I like Lee a whole lot, but I’m going with Lovett here as the “x-factor” just because he brings with him something a little different. Cain — at 5-foot-10, 238 (!) pounds — is a power back like Lee is, so Lovett will give a bit of lightning to the thunder Cain and Lee will bring to opponents.
Is John Lovett going to be a blazer like Journey Brown? No, of course not. But he showed top-tier speed at Baylor, and from what I saw in the Blue-White Game “Senior Edition”, Lovett just has that little extra burst at the line of scrimmage that you really like to see from a running back.
Again, it’ll be in a backup type role to someone who could end up the best running back in the Big Ten, but I envision a lot of Lovett fans in Happy Valley come the fall.
CB Johnny Dixon
There’s not a spot on the roster that is better built to withstand some injuries than cornerback. Now hopefully, Penn State will stay healthy in the backend. But should an injury or two pop up, the Nittany Lions have some dudes to throw out there — from Marquis Wilson to Daequan Hardy to Kalen King to safety-but-still-playing-corner Keaton Ellis.

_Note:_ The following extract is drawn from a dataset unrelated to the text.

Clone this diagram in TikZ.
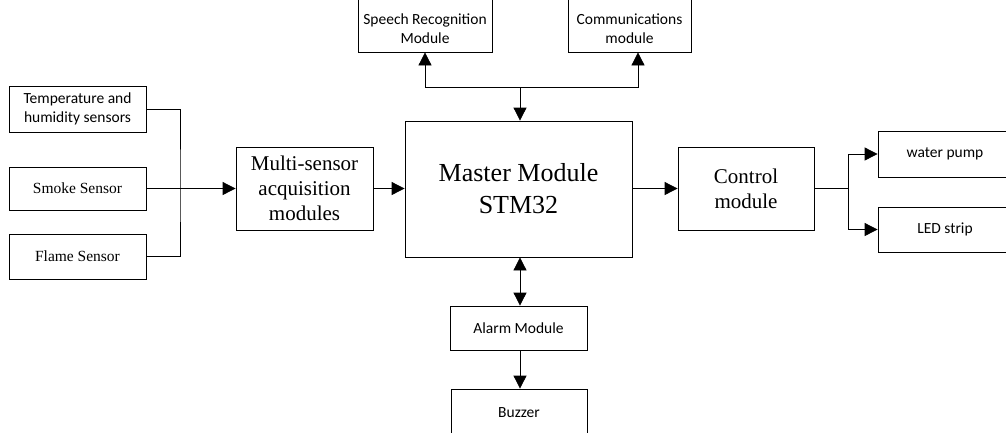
\documentclass[tikz,border=0pt]{standalone}
\usepackage{fontspec}
\setmainfont{Liberation Serif}
\newfontfamily\calfont{Carlito}
\usetikzlibrary{arrows.meta}
\begin{document}
\begin{tikzpicture}[x=1pt,y=-1pt,
  box/.style={draw,line width=0.8pt,inner sep=0pt,align=center},
  cal/.style={font=\calfont\fontsize{15.5}{19}\selectfont},
  tms/.style={font=\fontsize{15.5}{18}\selectfont},
  big/.style={font=\fontsize{21}{25}\selectfont},
  arr/.style={line width=0.8pt,-{Triangle[length=13pt,width=13pt]}},
  dbl/.style={line width=0.8pt,{Triangle[length=13pt,width=13pt]}-{Triangle[length=13pt,width=13pt]}},
  ln/.style={line width=0.8pt}]
\useasboundingbox (0,0) rectangle (1006,432);
% sensors
\node[box,cal,minimum width=137pt,minimum height=46pt] (temp) at (77.5,109) {Temperature and\\humidity sensors};
\node[box,tms,minimum width=137pt,minimum height=43pt] (smoke) at (77.5,188.5) {Smoke Sensor};
\node[box,tms,minimum width=137pt,minimum height=45pt] (flame) at (77.5,256.5) {Flame Sensor};
\node[box,big,minimum width=137pt,minimum height=83pt] (multi) at (304.5,188.5) {Multi-sensor\\acquisition\\modules};
\node[box,font=\fontsize{26}{32}\selectfont,minimum width=227pt,minimum height=136pt] (master) at (518.5,189) {Master Module\\STM32};
\node[box,big,minimum width=136pt,minimum height=83pt] (control) at (746,188.5) {Control\\module};
\node[box,cal,minimum width=134pt,minimum height=46pt] (pump) at (945,154) {water pump};
\node[box,cal,minimum width=134pt,minimum height=45pt] (led) at (945,229.5) {LED strip};
% top
\node[box,minimum width=134pt,minimum height=56pt,
  label={[cal,align=center,yshift=-5pt]center:Speech Recognition\\Module}] (speech) at (425,24) {};
\node[box,minimum width=123pt,minimum height=56pt,
  label={[cal,align=center,yshift=-5pt]center:Communications\\module}] (comm) at (629.5,24) {};
% bottom
\node[box,cal,minimum width=137pt,minimum height=44pt] (alarm) at (518.5,328) {Alarm Module};
\node[box,cal,minimum width=136pt,minimum height=47pt] (buzzer) at (519,412.5) {Buzzer};
% connectors
\coordinate (bus) at (180,188.5);
\coordinate (tj) at (520,87);
\coordinate (cj) at (848,188.5);
\draw[ln] (temp.east) -| (bus) |- (flame.east);
\draw[arr] (smoke.east) -- (multi.west);
\draw[arr] (multi.east) -- (master.west |- multi.east);
\draw[arr] (master.east |- control.west) -- (control.west);
\draw[ln] (control.east) -- (cj);
\draw[arr] (cj) |- (pump.west);
\draw[arr] (cj) |- (led.west);
\draw[arr] (tj) -- (tj |- master.north);
\draw[arr] (tj) -| (speech.south);
\draw[arr] (tj) -| ([xshift=8.5pt]comm.south);
\draw[dbl] (master.south -| tj) -- (alarm.north -| tj);
\draw[arr] (alarm.south -| tj) -- (buzzer.north -| tj);
\end{tikzpicture}
\end{document}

Really, there’s an argument that any of the above could come in to start for Tariq Castro-Fields or Joey Porter Jr., and the defense wouldn’t miss too much of a beat. But I’m going with another transfer product here: Johnny Dixon. I love his size at 6-foot-0, 188 pounds. I love the starting experience at South Carolina (even if it was for the poopy defense). I think in most other seasons, he’s pretty well locked in as one of the two primary starting cornerbacks, so to be able to call on someone like Dixon as depth — pretty nice spot for cornerbacks coach Terry Smith to be in.